--- WRITTEN PROBLEM ---
Write out each line exactly as given. Leave the pictures out of your copy.

--- DATASET SECTION ---

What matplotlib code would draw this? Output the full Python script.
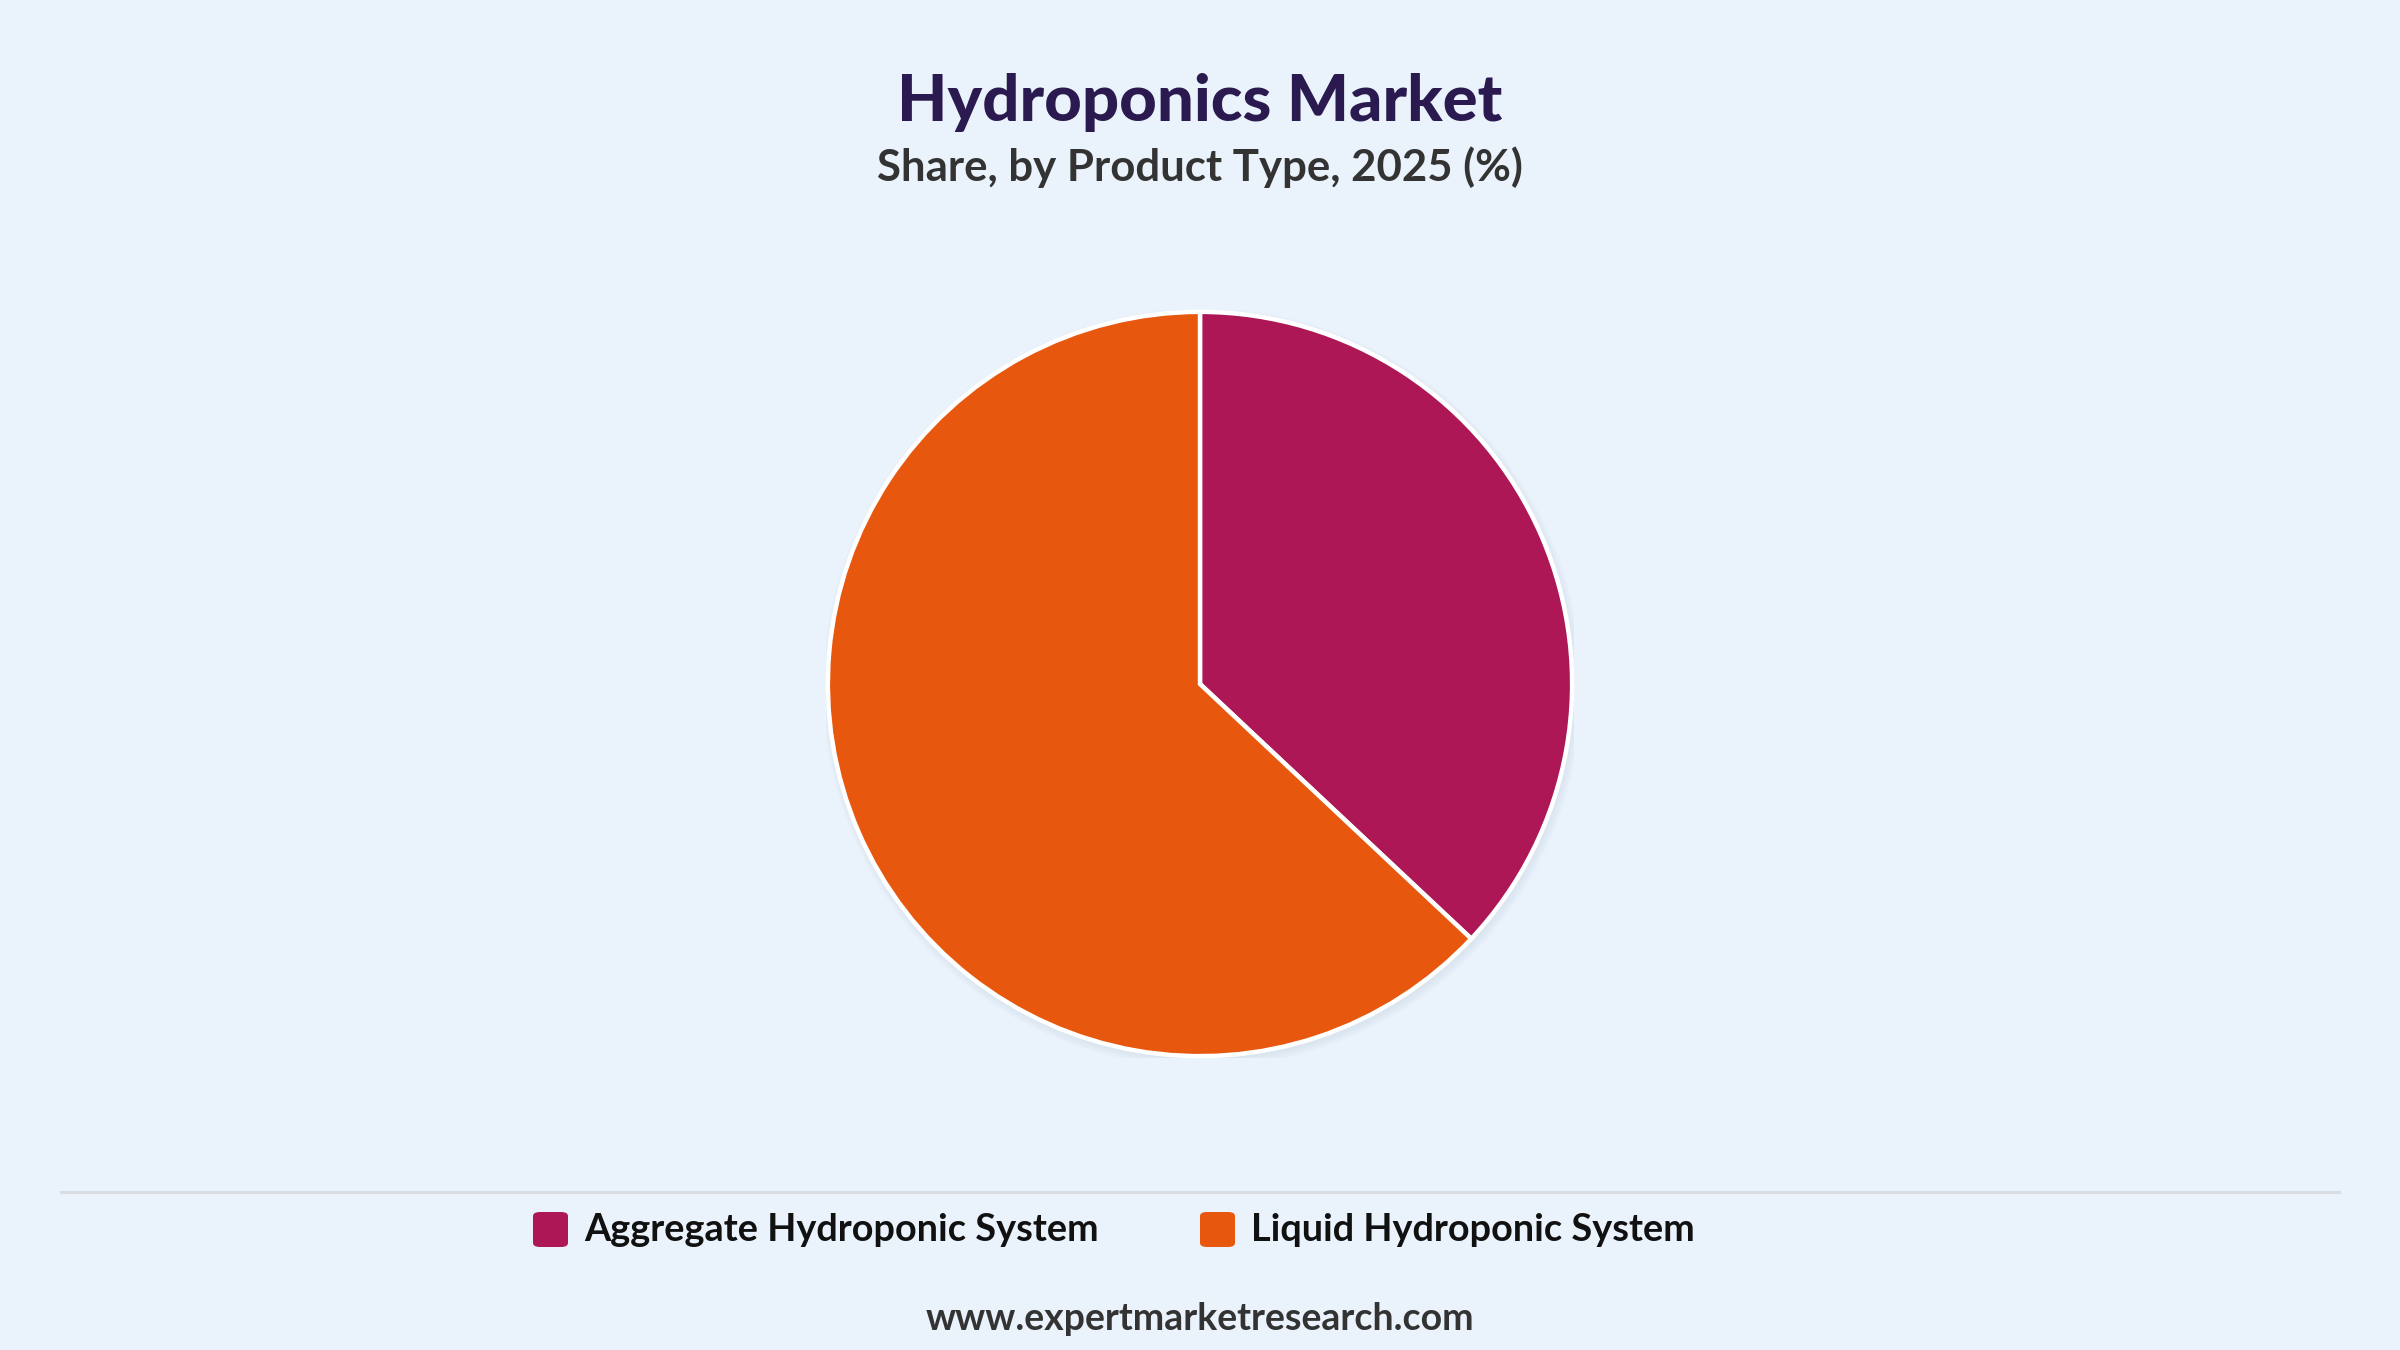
import matplotlib
matplotlib.use("Agg")
import matplotlib.pyplot as plt
from matplotlib.patches import Circle, FancyBboxPatch
from matplotlib.lines import Line2D

# ---- data ----
categories = ["Aggregate Hydroponic System", "Liquid Hydroponic System"]
shares = [37.0, 63.0]
colors = ["#AD1755", "#E8570E"]
title = "Hydroponics Market"
subtitle = "Share, by Product Type, 2025 (%)"
footer = "www.expertmarketresearch.com"

BG = "#EAF2FB"
FONT = ["Lato", "DejaVu Sans"]

W, H = 2400, 1350
fig = plt.figure(figsize=(24, 13.5), dpi=100, facecolor=BG)

# pie axes
cx, cy, r = 1200, 684, 374
ax = fig.add_axes([(cx - r) / W, (H - cy - r) / H, 2 * r / W, 2 * r / H])
ax.set_facecolor("none")
ax.axis("off")

# soft shadow
for k in range(6):
    ax.add_patch(Circle((0.006, -0.010), 0.995 + 0.004 * k, facecolor="#8a9ab0",
                        edgecolor="none", alpha=0.025, zorder=0))

wedges, _ = ax.pie(shares, colors=colors, startangle=90, counterclock=False,
                   radius=0.995, wedgeprops=dict(edgecolor="white", linewidth=3.2),
                   frame=False)
for w in wedges:
    w.set_zorder(2)
ax.set_xlim(-1, 1)
ax.set_ylim(-1, 1)
ax.set_aspect("equal")

# titles
fig.text(0.5, 1 - 103 / H, title, ha="center", va="center", fontsize=47,
         fontweight="black", color="#2B1A4F", family=FONT)
fig.text(0.5, 1 - 167 / H, subtitle, ha="center", va="center", fontsize=31.5,
         fontweight="bold", color="#333333", family=FONT)

# separator line
fig.add_artist(Line2D([61 / W, 2339 / W], [1 - 1192 / H, 1 - 1192 / H],
                      color="#D9DCE0", linewidth=2.2))

# legend
leg_x = [533, 1200]
for i, (cat, col) in enumerate(zip(categories, colors)):
    x0 = leg_x[i]
    sq = FancyBboxPatch((x0 / W, 1 - 1247 / H), 35 / W, 35 / H,
                        boxstyle="round,pad=0,rounding_size=0.003",
                        transform=fig.transFigure, facecolor=col, edgecolor="none")
    fig.add_artist(sq)
    fig.text((x0 + 51) / W, 1 - 1230 / H, cat, ha="left", va="center", fontsize=27.3,
             fontweight="bold", color="#111111", family=FONT)

fig.text(0.5, 1 - 1319 / H, footer, ha="center", va="center", fontsize=27,
         fontweight="bold", color="#333333", family=FONT)

fig.savefig("out.png", dpi=100, facecolor=BG)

--- WRITTEN RESPONSE ---
What matplotlib code would draw this? Output the full Python script.
import matplotlib
matplotlib.use("Agg")
import matplotlib.pyplot as plt
from matplotlib.patches import Circle, FancyBboxPatch
from matplotlib.lines import Line2D

# ---- data ----
categories = ["Aggregate Hydroponic System", "Liquid Hydroponic System"]
shares = [37.0, 63.0]
colors = ["#AD1755", "#E8570E"]
title = "Hydroponics Market"
subtitle = "Share, by Product Type, 2025 (%)"
footer = "www.expertmarketresearch.com"

BG = "#EAF2FB"
FONT = ["Lato", "DejaVu Sans"]

W, H = 2400, 1350
fig = plt.figure(figsize=(24, 13.5), dpi=100, facecolor=BG)

# pie axes
cx, cy, r = 1200, 684, 374
ax = fig.add_axes([(cx - r) / W, (H - cy - r) / H, 2 * r / W, 2 * r / H])
ax.set_facecolor("none")
ax.axis("off")

# soft shadow
for k in range(6):
    ax.add_patch(Circle((0.006, -0.010), 0.995 + 0.004 * k, facecolor="#8a9ab0",
                        edgecolor="none", alpha=0.025, zorder=0))

wedges, _ = ax.pie(shares, colors=colors, startangle=90, counterclock=False,
                   radius=0.995, wedgeprops=dict(edgecolor="white", linewidth=3.2),
                   frame=False)
for w in wedges:
    w.set_zorder(2)
ax.set_xlim(-1, 1)
ax.set_ylim(-1, 1)
ax.set_aspect("equal")

# titles
fig.text(0.5, 1 - 103 / H, title, ha="center", va="center", fontsize=47,
         fontweight="black", color="#2B1A4F", family=FONT)
fig.text(0.5, 1 - 167 / H, subtitle, ha="center", va="center", fontsize=31.5,
         fontweight="bold", color="#333333", family=FONT)

# separator line
fig.add_artist(Line2D([61 / W, 2339 / W], [1 - 1192 / H, 1 - 1192 / H],
                      color="#D9DCE0", linewidth=2.2))

# legend
leg_x = [533, 1200]
for i, (cat, col) in enumerate(zip(categories, colors)):
    x0 = leg_x[i]
    sq = FancyBboxPatch((x0 / W, 1 - 1247 / H), 35 / W, 35 / H,
                        boxstyle="round,pad=0,rounding_size=0.003",
                        transform=fig.transFigure, facecolor=col, edgecolor="none")
    fig.add_artist(sq)
    fig.text((x0 + 51) / W, 1 - 1230 / H, cat, ha="left", va="center", fontsize=27.3,
             fontweight="bold", color="#111111", family=FONT)

fig.text(0.5, 1 - 1319 / H, footer, ha="center", va="center", fontsize=27,
         fontweight="bold", color="#333333", family=FONT)

fig.savefig("out.png", dpi=100, facecolor=BG)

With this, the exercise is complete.